We provide a Docker setup to simplify environment management.

Build the Docker Image#

git clone https://github.com/modelscope/Trinity-RFT
cd Trinity-RFT

# Build the image
docker build -f scripts/docker_for_megatron/Dockerfile -t trinity-rft-megatron:latest .

💡 You can customize the Dockerfile before building — for example, to add pip mirrors or set API keys.

Run the Container#

docker run -it \
    --gpus all \
    --shm-size="64g" \
    --rm \
    -v $PWD:/workspace \
    -v <your_data_and_checkpoints_path>:/data \
    trinity-rft-megatron:latest

Replace <your_data_and_checkpoints_path> with the actual path on your machine where datasets and model checkpoints are stored.

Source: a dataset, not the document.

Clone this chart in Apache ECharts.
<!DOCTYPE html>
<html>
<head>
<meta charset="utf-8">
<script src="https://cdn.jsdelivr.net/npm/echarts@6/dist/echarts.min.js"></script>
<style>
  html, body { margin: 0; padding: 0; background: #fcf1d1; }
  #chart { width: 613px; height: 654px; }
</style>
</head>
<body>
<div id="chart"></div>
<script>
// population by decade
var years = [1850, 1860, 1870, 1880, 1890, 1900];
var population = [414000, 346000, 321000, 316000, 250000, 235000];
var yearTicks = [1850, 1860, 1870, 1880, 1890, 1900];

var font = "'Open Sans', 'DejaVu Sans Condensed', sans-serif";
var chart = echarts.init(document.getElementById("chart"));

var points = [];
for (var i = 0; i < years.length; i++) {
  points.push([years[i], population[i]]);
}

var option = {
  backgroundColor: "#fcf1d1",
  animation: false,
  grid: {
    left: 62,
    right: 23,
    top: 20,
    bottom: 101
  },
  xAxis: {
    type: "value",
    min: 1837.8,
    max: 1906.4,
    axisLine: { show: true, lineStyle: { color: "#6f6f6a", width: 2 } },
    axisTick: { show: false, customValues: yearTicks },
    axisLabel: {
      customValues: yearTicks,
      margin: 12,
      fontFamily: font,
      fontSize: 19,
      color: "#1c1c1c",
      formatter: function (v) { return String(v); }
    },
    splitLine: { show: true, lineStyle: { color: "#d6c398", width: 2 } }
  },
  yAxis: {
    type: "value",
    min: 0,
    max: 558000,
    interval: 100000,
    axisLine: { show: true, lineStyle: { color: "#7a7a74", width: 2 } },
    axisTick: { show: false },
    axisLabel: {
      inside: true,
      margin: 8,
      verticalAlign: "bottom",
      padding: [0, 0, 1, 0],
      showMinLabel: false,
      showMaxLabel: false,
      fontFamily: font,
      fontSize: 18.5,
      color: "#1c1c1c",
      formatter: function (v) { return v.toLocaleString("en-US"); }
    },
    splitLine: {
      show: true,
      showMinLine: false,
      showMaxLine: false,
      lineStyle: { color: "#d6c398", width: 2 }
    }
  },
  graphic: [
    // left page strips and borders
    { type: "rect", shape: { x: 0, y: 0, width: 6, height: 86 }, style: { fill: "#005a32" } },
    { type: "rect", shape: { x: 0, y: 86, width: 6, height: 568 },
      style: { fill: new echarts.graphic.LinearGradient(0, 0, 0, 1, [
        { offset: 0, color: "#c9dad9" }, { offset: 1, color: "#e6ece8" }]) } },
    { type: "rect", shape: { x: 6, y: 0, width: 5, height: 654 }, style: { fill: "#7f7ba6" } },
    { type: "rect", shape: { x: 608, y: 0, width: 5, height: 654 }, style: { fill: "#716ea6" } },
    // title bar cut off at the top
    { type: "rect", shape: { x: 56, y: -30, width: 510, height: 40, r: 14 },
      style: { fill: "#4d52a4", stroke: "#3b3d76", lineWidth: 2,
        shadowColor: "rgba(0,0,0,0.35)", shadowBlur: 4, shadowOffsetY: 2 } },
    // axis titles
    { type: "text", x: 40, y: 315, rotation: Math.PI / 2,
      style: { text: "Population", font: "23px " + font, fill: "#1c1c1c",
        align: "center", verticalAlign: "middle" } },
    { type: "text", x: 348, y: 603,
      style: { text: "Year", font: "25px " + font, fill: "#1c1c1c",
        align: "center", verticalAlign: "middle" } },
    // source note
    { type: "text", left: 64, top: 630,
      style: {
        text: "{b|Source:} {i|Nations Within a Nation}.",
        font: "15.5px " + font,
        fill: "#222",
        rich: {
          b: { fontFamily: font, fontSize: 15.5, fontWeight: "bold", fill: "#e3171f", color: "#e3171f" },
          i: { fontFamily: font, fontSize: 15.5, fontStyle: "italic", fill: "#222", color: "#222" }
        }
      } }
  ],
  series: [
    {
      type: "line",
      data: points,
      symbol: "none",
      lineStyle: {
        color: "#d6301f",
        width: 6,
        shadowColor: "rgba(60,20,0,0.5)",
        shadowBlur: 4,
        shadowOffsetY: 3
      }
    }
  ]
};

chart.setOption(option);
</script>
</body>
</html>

Step 2: Configure and Run Training#

Most configuration settings are covered in the Quick Start Guide. Here, we’ll focus only on Megatron-LM-specific settings.

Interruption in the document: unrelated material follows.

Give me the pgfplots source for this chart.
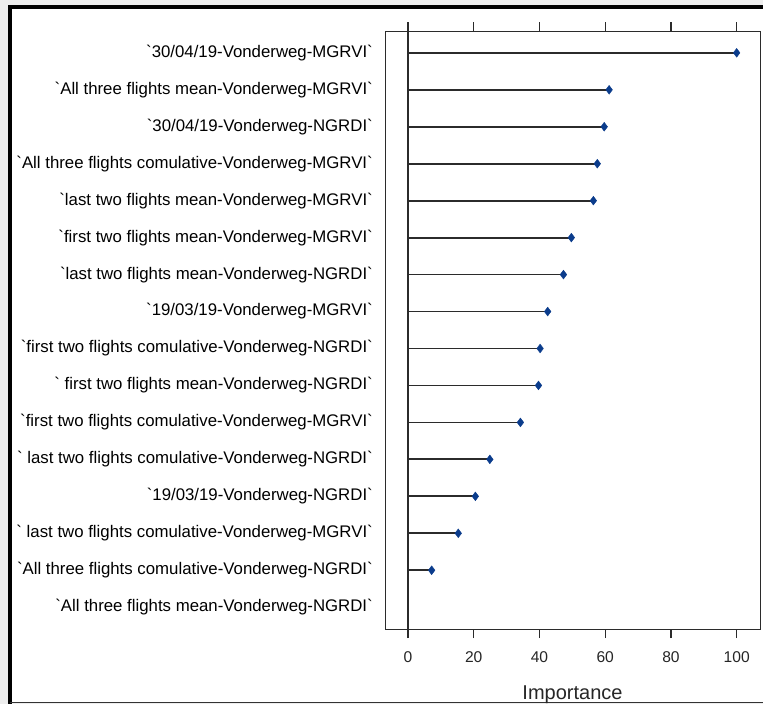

Megatron Configuration Example#

Below is an example of how to configure the actor, reference model, and critic to use Megatron-LM:

actor_rollout_ref:
  ...
  actor:
    strategy: megatron  # Kept for backward compatibility
    megatron:
      # Model parallelism settings
      tensor_model_parallel_size: 2
      pipeline_model_parallel_size: 1
      expert_model_parallel_size: 1

      # Offloading (set to false unless you're memory-constrained)
      param_offload: false
      grad_offload: false
      optimizer_offload: false

      # Use mBridge for parameter import/export (optional)
      use_mbridge: false

      # Use Megatron checkpoint
      use_dist_checkpointing: false
      dist_checkpointing_path: null

      # Recomputation settings (helps save memory during training)
      override_transformer_config:
        recompute_granularity: full
        recompute_method: uniform
        recompute_num_layers: 1
  ...
  ref:
    megatron:
      tensor_model_parallel_size: 2
      pipeline_model_parallel_size: 1
      expert_model_parallel_size: 1
      param_offload: false
      grad_offload: false
      optimizer_offload: false
      use_mbridge: false
      use_dist_checkpointing: false
      dist_checkpointing_path: null
      override_transformer_config:
        recompute_granularity: full
        recompute_method: uniform
        recompute_num_layers: 1
  ...

critic:
  strategy: megatron
  megatron:
    tensor_model_parallel_size: 2
    pipeline_model_parallel_size: 1
    expert_model_parallel_size: 1
    param_offload: false
    grad_offload: false
    optimizer_offload: false
    use_mbridge: false
    use_dist_checkpointing: false
    dist_checkpointing_path: null
    override_transformer_config:
      recompute_granularity: full
      recompute_method: uniform
      recompute_num_layers: 1
  ...

Training Mixture-of-Experts (MoE) Models#

If you’re training an MoE model like Qwen/Qwen3-30B-A3B, you’ll need to take one of the following two approaches to ensure it works properly:

  1. Use MBridge (Recommended): Simply set use_mbridge: true in your configuration file. This enables the necessary support for MoE models directly.

  2. Convert the model manually: If you prefer not to use MBridge, set use_mbridge: false. Before training, you must first convert your Hugging Face model to the MCore format using the Hugging Face to MCore converter from the verl repository. After conversion, update your config with:

    • use_dist_checkpointing: true

    • dist_checkpointing_path: /PATH/TO/CONVERTED/MODEL/

⚠️ Important: If you skip both steps, the MoE model may fail to load or train correctly. Make sure to follow one of the two options above.